### Work to do
Your job is to retype all of the data word for word, leaving every image out.

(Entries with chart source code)
>>>

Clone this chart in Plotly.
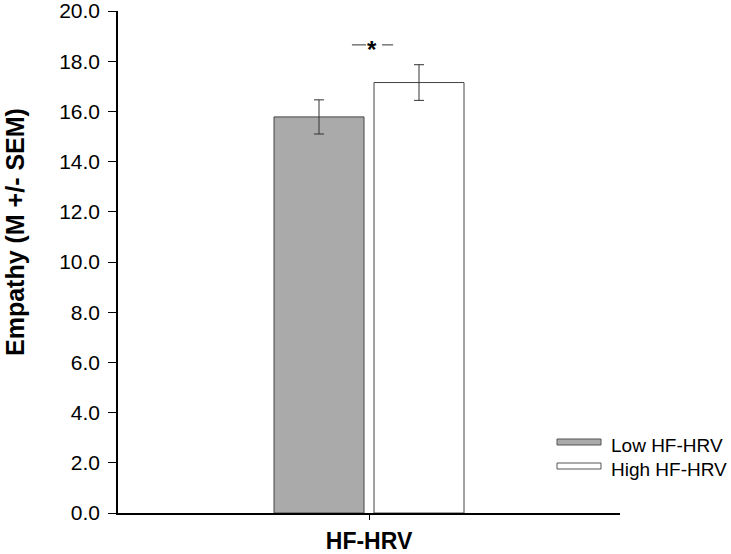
import plotly.graph_objects as go

categories = ["HF-HRV"]
groups = ["Low HF-HRV", "High HF-HRV"]
means = [15.78, 17.15]
sems = [0.68, 0.71]
fills = ["#aaaaaa", "#ffffff"]
y_ticks = [0, 2, 4, 6, 8, 10, 12, 14, 16, 18, 20]
sig_label = "*"

fig = go.Figure()
for g, m, s, c in zip(groups, means, sems, fills):
    fig.add_trace(go.Bar(
        x=categories, y=[m], name=g,
        marker=dict(color=c, line=dict(color="#444444", width=1)),
        error_y=dict(type="data", array=[s], visible=True, color="#333333", thickness=1, width=5),
        showlegend=False,
    ))

L, R, T, B = 118, 111, 11, 41
PW, PH = 731 - L - R, 554 - T - B

fig.update_layout(
    width=731, height=554,
    margin=dict(l=L, r=R, t=T, b=B),
    plot_bgcolor="white", paper_bgcolor="white",
    barmode="group", bargap=0.6016, bargroupgap=0.1,
    font=dict(family="Liberation Sans, Arial, sans-serif", color="black"),
)
fig.update_yaxes(
    range=[0, 20], tickvals=y_ticks, ticktext=[f"{v:.1f}" for v in y_ticks],
    showgrid=False, zeroline=False, showline=True, linecolor="black", linewidth=1.5,
    ticks="outside", ticklen=8, tickwidth=1.2, tickcolor="black",
    tickfont=dict(size=21), automargin=False, ticklabeloverflow="allow",
    ticklabelstandoff=4,
)
fig.update_xaxes(
    range=[-0.5, 0.5], showgrid=False, zeroline=False, showline=True, linecolor="black", linewidth=1.5,
    ticks="outside", ticklen=5, tickwidth=1.2, tickcolor="black",
    showticklabels=False, automargin=False,
    title=dict(text="<b>HF-HRV</b>", font=dict(size=23), standoff=20),
)

# y-axis title (placed like the reference, above plot centre)
fig.add_annotation(xref="paper", yref="paper", x=(15 - L) / PW, y=(554 - B - 232) / PH,
                   text="<b>Empathy (M +/- SEM)</b>", textangle=-90, showarrow=False,
                   xanchor="center", yanchor="middle", font=dict(size=25))

# significance marker
fig.add_shape(type="line", xref="x", yref="y", x0=-0.034, x1=-0.006, y0=18.65, y1=18.65,
              line=dict(color="#333333", width=1))
fig.add_shape(type="line", xref="x", yref="y", x0=0.026, x1=0.048, y0=18.65, y1=18.65,
              line=dict(color="#333333", width=1))
fig.add_annotation(x=0.005, y=18.45, xref="x", yref="y", text=f"<b>{sig_label}</b>",
                   showarrow=False, font=dict(size=24), yanchor="middle")

# custom legend
rect_y = [442, 466]
text_y = [445, 469]
for g, c, ry, ty in zip(groups, fills, rect_y, text_y):
    fig.add_shape(type="rect", xref="paper", yref="paper",
                  x0=(557 - L) / PW, x1=(601 - L) / PW,
                  y0=(554 - ry - 3 - B) / PH, y1=(554 - ry + 3 - B) / PH,
                  fillcolor=c, line=dict(color="#555555", width=1))
    fig.add_annotation(xref="paper", yref="paper", x=(609 - L) / PW, y=(554 - ty - B) / PH,
                       text=g, showarrow=False, xanchor="left", yanchor="middle",
                       font=dict(size=19))

fig.write_html(
    "out.html",
    config={"displayModeBar": False},
    post_script="document.body.style.margin='0';document.body.style.overflow='hidden';",
)
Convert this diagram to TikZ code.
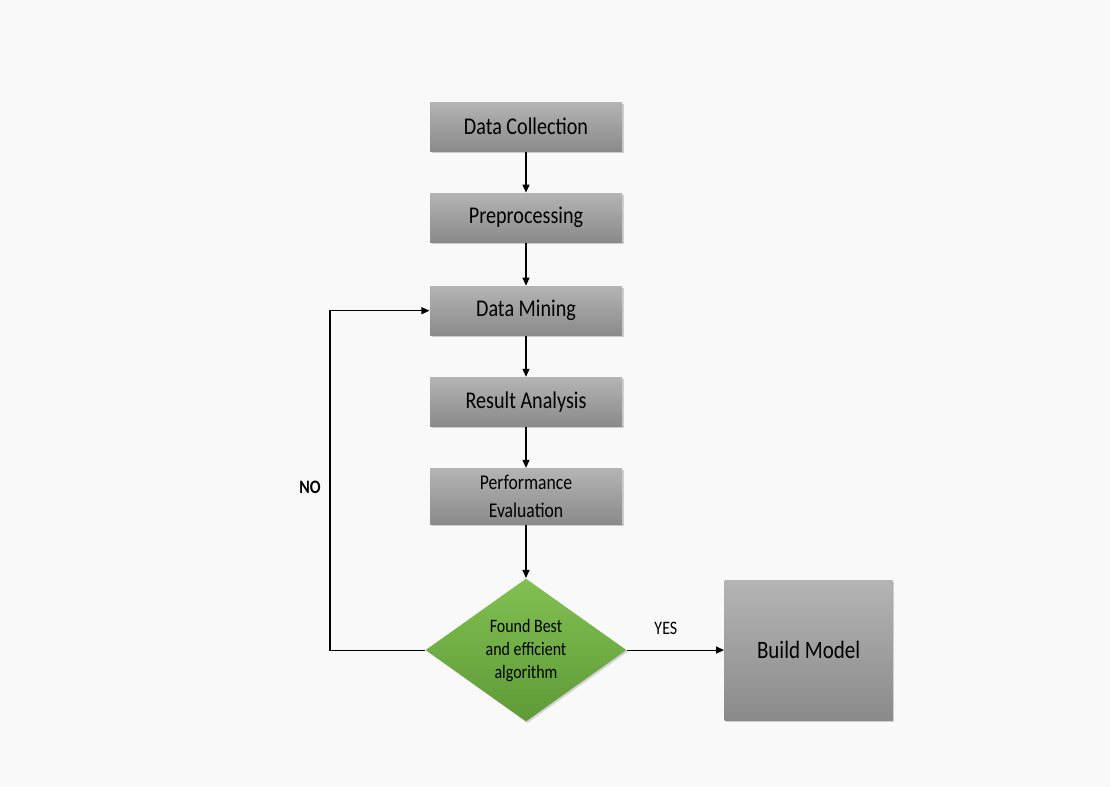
\documentclass[tikz,border=0pt]{standalone}
\usepackage{fontspec}
\setmainfont{Carlito}[FakeStretch=0.84]
\usetikzlibrary{positioning,arrows.meta,shapes.geometric,shadows}
\definecolor{boxtop}{HTML}{B4B4B4}
\definecolor{boxbot}{HTML}{8A8A8A}
\definecolor{gtop}{HTML}{82C053}
\definecolor{gbot}{HTML}{5E9A36}
\definecolor{bgcol}{HTML}{F9F9F9}

\begin{document}
\begin{tikzpicture}[
    x=0.5pt, y=-0.5pt,
    node distance=20.5pt,
    box/.style = {top color=boxtop, bottom color=boxbot, minimum width=96pt, minimum height=24.5pt, align=center, font=\fontsize{12}{14}\selectfont,
                  drop shadow={shadow xshift=0.8pt, shadow yshift=-0.8pt, opacity=0.35}},
    decide/.style = {diamond, top color=gtop, bottom color=gbot, minimum width=100.5pt, minimum height=70pt, inner sep=0pt, align=center,
                  font=\fontsize{9.5}{11.5}\selectfont, drop shadow={shadow xshift=0.8pt, shadow yshift=-0.8pt, opacity=0.3}},
    lbl/.style = {font=\fontsize{9.5}{11}\selectfont},
    > = {Triangle[length=4pt, width=3.5pt]},
    every path/.style = {line width=0.55pt}
]
\fill[bgcol] (0,0) rectangle (1110,787);
\useasboundingbox (0,0) rectangle (1110,787);

\node (col) [box] at (526,126.5) {Data Collection};
\node (pre) [box, below=of col] {Preprocessing};
\node (min) [box, below=21.5pt of pre] {Data Mining};
\node (res) [box, below=of min] {Result Analysis};
\node (eva) [box, below=20.5pt of res, minimum height=28pt, font=\fontsize{10.5}{14}\selectfont] {Performance\\Evaluation};
\node (alg) [decide, below=26.5pt of eva] {Found Best\\and efficient\\algorithm};
\node (bld) [box, right=48.5pt of alg, minimum width=84pt, minimum height=70pt, font=\fontsize{12.5}{15}\selectfont] {Build Model};

\draw[->] (col) to (pre);
\draw[->] (pre) to (min);
\draw[->] (min) to (res);
\draw[->] (res) to (eva);
\draw[->] (eva) to (alg);
\draw[->] (alg) to node[lbl, pos=0.4, above=4pt] {YES} (bld);
\draw[->] (alg.west) -- ++(-47.5pt,0) |- node[lbl, font=\fontsize{9.5}{11}\selectfont\bfseries, pos=0.24, left=1pt] {NO} (min.west);
\end{tikzpicture}
\end{document}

<<<

### Solution to this exercise
Clone this chart in Plotly.
import plotly.graph_objects as go

categories = ["HF-HRV"]
groups = ["Low HF-HRV", "High HF-HRV"]
means = [15.78, 17.15]
sems = [0.68, 0.71]
fills = ["#aaaaaa", "#ffffff"]
y_ticks = [0, 2, 4, 6, 8, 10, 12, 14, 16, 18, 20]
sig_label = "*"

fig = go.Figure()
for g, m, s, c in zip(groups, means, sems, fills):
    fig.add_trace(go.Bar(
        x=categories, y=[m], name=g,
        marker=dict(color=c, line=dict(color="#444444", width=1)),
        error_y=dict(type="data", array=[s], visible=True, color="#333333", thickness=1, width=5),
        showlegend=False,
    ))

L, R, T, B = 118, 111, 11, 41
PW, PH = 731 - L - R, 554 - T - B

fig.update_layout(
    width=731, height=554,
    margin=dict(l=L, r=R, t=T, b=B),
    plot_bgcolor="white", paper_bgcolor="white",
    barmode="group", bargap=0.6016, bargroupgap=0.1,
    font=dict(family="Liberation Sans, Arial, sans-serif", color="black"),
)
fig.update_yaxes(
    range=[0, 20], tickvals=y_ticks, ticktext=[f"{v:.1f}" for v in y_ticks],
    showgrid=False, zeroline=False, showline=True, linecolor="black", linewidth=1.5,
    ticks="outside", ticklen=8, tickwidth=1.2, tickcolor="black",
    tickfont=dict(size=21), automargin=False, ticklabeloverflow="allow",
    ticklabelstandoff=4,
)
fig.update_xaxes(
    range=[-0.5, 0.5], showgrid=False, zeroline=False, showline=True, linecolor="black", linewidth=1.5,
    ticks="outside", ticklen=5, tickwidth=1.2, tickcolor="black",
    showticklabels=False, automargin=False,
    title=dict(text="<b>HF-HRV</b>", font=dict(size=23), standoff=20),
)

# y-axis title (placed like the reference, above plot centre)
fig.add_annotation(xref="paper", yref="paper", x=(15 - L) / PW, y=(554 - B - 232) / PH,
                   text="<b>Empathy (M +/- SEM)</b>", textangle=-90, showarrow=False,
                   xanchor="center", yanchor="middle", font=dict(size=25))

# significance marker
fig.add_shape(type="line", xref="x", yref="y", x0=-0.034, x1=-0.006, y0=18.65, y1=18.65,
              line=dict(color="#333333", width=1))
fig.add_shape(type="line", xref="x", yref="y", x0=0.026, x1=0.048, y0=18.65, y1=18.65,
              line=dict(color="#333333", width=1))
fig.add_annotation(x=0.005, y=18.45, xref="x", yref="y", text=f"<b>{sig_label}</b>",
                   showarrow=False, font=dict(size=24), yanchor="middle")

# custom legend
rect_y = [442, 466]
text_y = [445, 469]
for g, c, ry, ty in zip(groups, fills, rect_y, text_y):
    fig.add_shape(type="rect", xref="paper", yref="paper",
                  x0=(557 - L) / PW, x1=(601 - L) / PW,
                  y0=(554 - ry - 3 - B) / PH, y1=(554 - ry + 3 - B) / PH,
                  fillcolor=c, line=dict(color="#555555", width=1))
    fig.add_annotation(xref="paper", yref="paper", x=(609 - L) / PW, y=(554 - ty - B) / PH,
                       text=g, showarrow=False, xanchor="left", yanchor="middle",
                       font=dict(size=19))

fig.write_html(
    "out.html",
    config={"displayModeBar": False},
    post_script="document.body.style.margin='0';document.body.style.overflow='hidden';",
)
Convert this diagram to TikZ code.
\documentclass[tikz,border=0pt]{standalone}
\usepackage{fontspec}
\setmainfont{Carlito}[FakeStretch=0.84]
\usetikzlibrary{positioning,arrows.meta,shapes.geometric,shadows}
\definecolor{boxtop}{HTML}{B4B4B4}
\definecolor{boxbot}{HTML}{8A8A8A}
\definecolor{gtop}{HTML}{82C053}
\definecolor{gbot}{HTML}{5E9A36}
\definecolor{bgcol}{HTML}{F9F9F9}

\begin{document}
\begin{tikzpicture}[
    x=0.5pt, y=-0.5pt,
    node distance=20.5pt,
    box/.style = {top color=boxtop, bottom color=boxbot, minimum width=96pt, minimum height=24.5pt, align=center, font=\fontsize{12}{14}\selectfont,
                  drop shadow={shadow xshift=0.8pt, shadow yshift=-0.8pt, opacity=0.35}},
    decide/.style = {diamond, top color=gtop, bottom color=gbot, minimum width=100.5pt, minimum height=70pt, inner sep=0pt, align=center,
                  font=\fontsize{9.5}{11.5}\selectfont, drop shadow={shadow xshift=0.8pt, shadow yshift=-0.8pt, opacity=0.3}},
    lbl/.style = {font=\fontsize{9.5}{11}\selectfont},
    > = {Triangle[length=4pt, width=3.5pt]},
    every path/.style = {line width=0.55pt}
]
\fill[bgcol] (0,0) rectangle (1110,787);
\useasboundingbox (0,0) rectangle (1110,787);

\node (col) [box] at (526,126.5) {Data Collection};
\node (pre) [box, below=of col] {Preprocessing};
\node (min) [box, below=21.5pt of pre] {Data Mining};
\node (res) [box, below=of min] {Result Analysis};
\node (eva) [box, below=20.5pt of res, minimum height=28pt, font=\fontsize{10.5}{14}\selectfont] {Performance\\Evaluation};
\node (alg) [decide, below=26.5pt of eva] {Found Best\\and efficient\\algorithm};
\node (bld) [box, right=48.5pt of alg, minimum width=84pt, minimum height=70pt, font=\fontsize{12.5}{15}\selectfont] {Build Model};

\draw[->] (col) to (pre);
\draw[->] (pre) to (min);
\draw[->] (min) to (res);
\draw[->] (res) to (eva);
\draw[->] (eva) to (alg);
\draw[->] (alg) to node[lbl, pos=0.4, above=4pt] {YES} (bld);
\draw[->] (alg.west) -- ++(-47.5pt,0) |- node[lbl, font=\fontsize{9.5}{11}\selectfont\bfseries, pos=0.24, left=1pt] {NO} (min.west);
\end{tikzpicture}
\end{document}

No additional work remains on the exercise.